One of the most cited, and foundational CNNs used for deep-learning experimentation in medical imaging is the U-Net architecture [20]. The network is comprised of a contracting and expanding path, symmetric in their use of down- and up-sampling operators, giving the model it’s identifiable "U" shape. U-Net and its variants have demonstrated high accuracy in segmenting biomedical images and wide applicability [21,22,23,24,25,26,27]. Rapid advancement across a range of both open-source and proprietary AI models has led to advances in CT-FFR, improvements in cardiovascular event prediction by nuclear perfusion imaging, and myocardial tissue characterisation on cardiac MRI [28, 29]. However, replicating published benchmarks requires careful modification of model configurations and training schemes, catering to the characteristics of choice datasets. This is especially prevalent in three-dimensional biomedical imaging problem domains, where imaging modality, anisotropic voxel spacing, and imaging dimensionality may vary dramatically between facilities. The high dimensionality of model hyperparameter configuration, coupled with the limited supply of training and validation data, thus often leads to models failing to live up to their promised performance when evaluated on similar, but unseen problem domains.

nnU-Net aids in navigating this complex parameter domain by handling all the pre-processing, training, and inference-making in the prediction pipeline. To achieve this, design choices are based on the data itself considering such factors as voxel-spacing, image dimensions and class ratios. Streamlining this greatly reduces the hyperparameter tuning domain, allowing the user to quickly generate literature-comparable results and build from there.
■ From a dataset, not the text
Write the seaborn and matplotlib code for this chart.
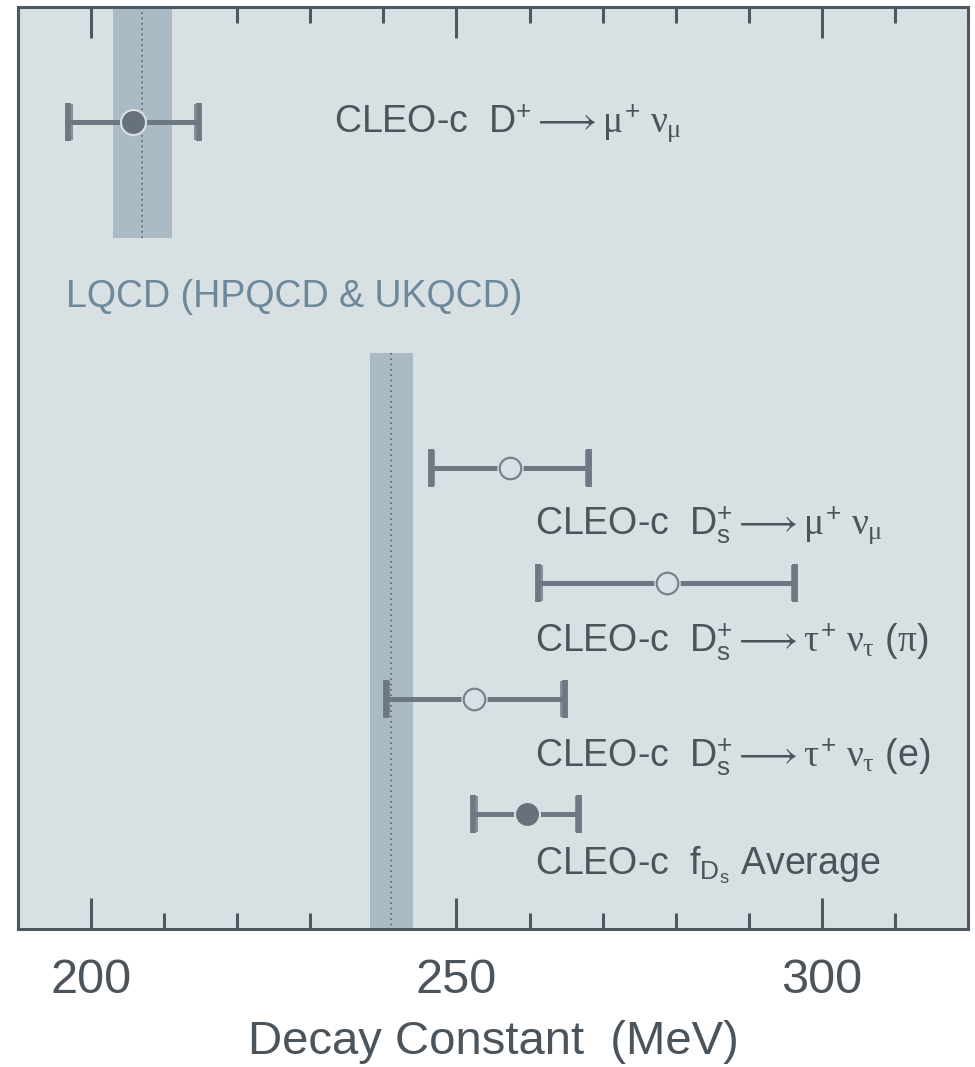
import matplotlib
matplotlib.use("Agg")
import matplotlib.pyplot as plt
import seaborn as sns
import pandas as pd

# ---- data ----
labels = [
    r"CLEO-c  $\mathrm{D}^{+} \longrightarrow \mu^{+}\ \nu_{\mu}$",
    r"CLEO-c  $\mathrm{D}^{+}_{\mathrm{s}} \longrightarrow \mu^{+}\ \nu_{\mu}$",
    r"CLEO-c  $\mathrm{D}^{+}_{\mathrm{s}} \longrightarrow \tau^{+}\ \nu_{\tau}$ ($\pi$)",
    r"CLEO-c  $\mathrm{D}^{+}_{\mathrm{s}} \longrightarrow \tau^{+}\ \nu_{\tau}$ (e)",
    r"CLEO-c  $\mathrm{f}_{\mathrm{D}_{\mathrm{s}}}$ Average",
]
values = [205.8, 257.3, 278.8, 252.4, 259.6]
err_lo = [196.9, 246.5, 261.2, 240.3, 252.3]
err_hi = [214.7, 268.2, 296.3, 264.8, 266.8]
rows = [1, 4, 5, 6, 7]
filled = [True, False, False, False, True]
label_x = [233.2, 260.7, 260.7, 260.7, 260.7]
label_row = [1.08, 4.567, 5.588, 6.583, 7.526]

lqcd_center = [207.0, 241.1]
lqcd_half = [4.05, 3.0]
lqcd_rows = [(0.0, 2.0), (3.0, 8.0)]
lqcd_label = "LQCD (HPQCD & UKQCD)"

major_ticks = [200, 250, 300]
minor_ticks = [190, 210, 220, 230, 240, 260, 270, 280, 290, 310, 320]
xlabel = "Decay Constant  (MeV)"

# ---- style ----
BG = "#d9e0e3"
BAND = "#aabbc6"
FRAME = "#4f5861"
TEXT = "#4b535b"
LQCD_TEXT = "#6c889b"
ERR = "#6d7882"
MFILL = "#66717b"
MEDGE = "#76838e"
CAP_INSET = 0.45

sns.set_style("ticks")
plt.rcParams["font.family"] = ["Liberation Sans", "DejaVu Sans"]
plt.rcParams["mathtext.fontset"] = "custom"
plt.rcParams["mathtext.rm"] = "Liberation Sans"
plt.rcParams["mathtext.it"] = "Liberation Serif"
plt.rcParams["mathtext.bf"] = "Liberation Sans:bold"

df = pd.DataFrame({"value": values, "row": rows, "filled": filled,
                   "lo": err_lo, "hi": err_hi})

fig = plt.figure(figsize=(9.75, 10.67), dpi=100, facecolor="white")
ax = fig.add_axes([18 / 975, 1 - 929 / 1067, 950 / 975, 922 / 1067])
ax.set_facecolor(BG)

# LQCD bands
for c, h, (r0, r1) in zip(lqcd_center, lqcd_half, lqcd_rows):
    ax.fill_betweenx([r0, r1], c - h, c + h, color=BAND, lw=0, zorder=1)
    ax.plot([c, c], [r0, r1], ls=(0, (1, 2.2)), color="#5d6770", lw=1.2, zorder=2)

# error bars (thick cap + thin inner cap line)
ax.errorbar(df["value"], df["row"],
            xerr=[df["value"] - df["lo"], df["hi"] - df["value"]],
            fmt="none", ecolor=ERR, elinewidth=3.6, capsize=14, capthick=4.2,
            zorder=3)
ax.errorbar(df["value"], df["row"],
            xerr=[df["value"] - df["lo"] - CAP_INSET,
                  df["hi"] - df["value"] - CAP_INSET],
            fmt="none", ecolor=ERR, elinewidth=0, capsize=13, capthick=1.1,
            zorder=3)

# markers
fd = df[df["filled"]]
od = df[~df["filled"]]
sns.scatterplot(data=fd, x="value", y="row", ax=ax, s=18**2, color=MFILL,
                edgecolor=BG, linewidth=1.5, zorder=5, legend=False)
sns.scatterplot(data=od, x="value", y="row", ax=ax, s=19**2, color=BG,
                edgecolor=BG, linewidth=0, zorder=4, legend=False)
sns.scatterplot(data=od, x="value", y="row", ax=ax, s=15.5**2, color=BG,
                edgecolor=MEDGE, linewidth=1.6, zorder=5, legend=False)

# labels
for lab, lx, ly in zip(labels, label_x, label_row):
    ax.text(lx, ly, lab, fontsize=27, color=TEXT, va="baseline", ha="left",
            zorder=6)
ax.text(196.5, 2.606, lqcd_label, fontsize=27, color=LQCD_TEXT,
        va="baseline", ha="left", zorder=6)

# axes
ax.set_xlim(190, 320)
ax.set_ylim(8, 0)
ax.set_yticks([])
ax.set_ylabel("")
ax.set_xticks(major_ticks)
ax.set_xticks(minor_ticks, minor=True)
ax.tick_params(axis="x", which="both", direction="in", top=True, bottom=True,
               color=FRAME, width=2.2, labelcolor=TEXT, labelsize=35)
ax.tick_params(axis="x", which="major", length=22, pad=21)
ax.tick_params(axis="x", which="minor", length=11.5)
ax.set_xlabel(xlabel, fontsize=34, color=TEXT, labelpad=12)
for sp in ax.spines.values():
    sp.set_visible(True)
    sp.set_color(FRAME)
    sp.set_linewidth(2.2)

fig.savefig("out.png", dpi=100, facecolor="white")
The use of AI in medical imaging represents a major stride forward in the advancement of healthcare. The present study serves as a demonstration of the capabilities of AI and its ability to provide more efficient and accurate results than traditional methods. The findings of this study have significant implications for the field of medical imaging and provide compelling evidence for the continued investment in research and development of AI in the healthcare sector. With the continued advancement of AI technologies, the ability to analyse complex medical images and generate data from large datasets will only continue to improve. This, in turn could streamline clinical trial conduct, provide a platform for personalised medicine and ultimately, improve health outcomes for patients. New knowledge gained from this study includes demonstration of strong, positive agreement in clinical measures of vascular tracer uptake and calcification beyond contour Dice coefficients, alongside a significant reduction in clinician workload.

Conclusion

Automated segmentation of the global cardiac silhouette and aortic contours using the nnU-Net CNN demonstrated excellent performance when compared to a trained clinician in the assessment of SUVmean and other measures, was associated with a significant reduction in workflow completion time and did not require manual corrections.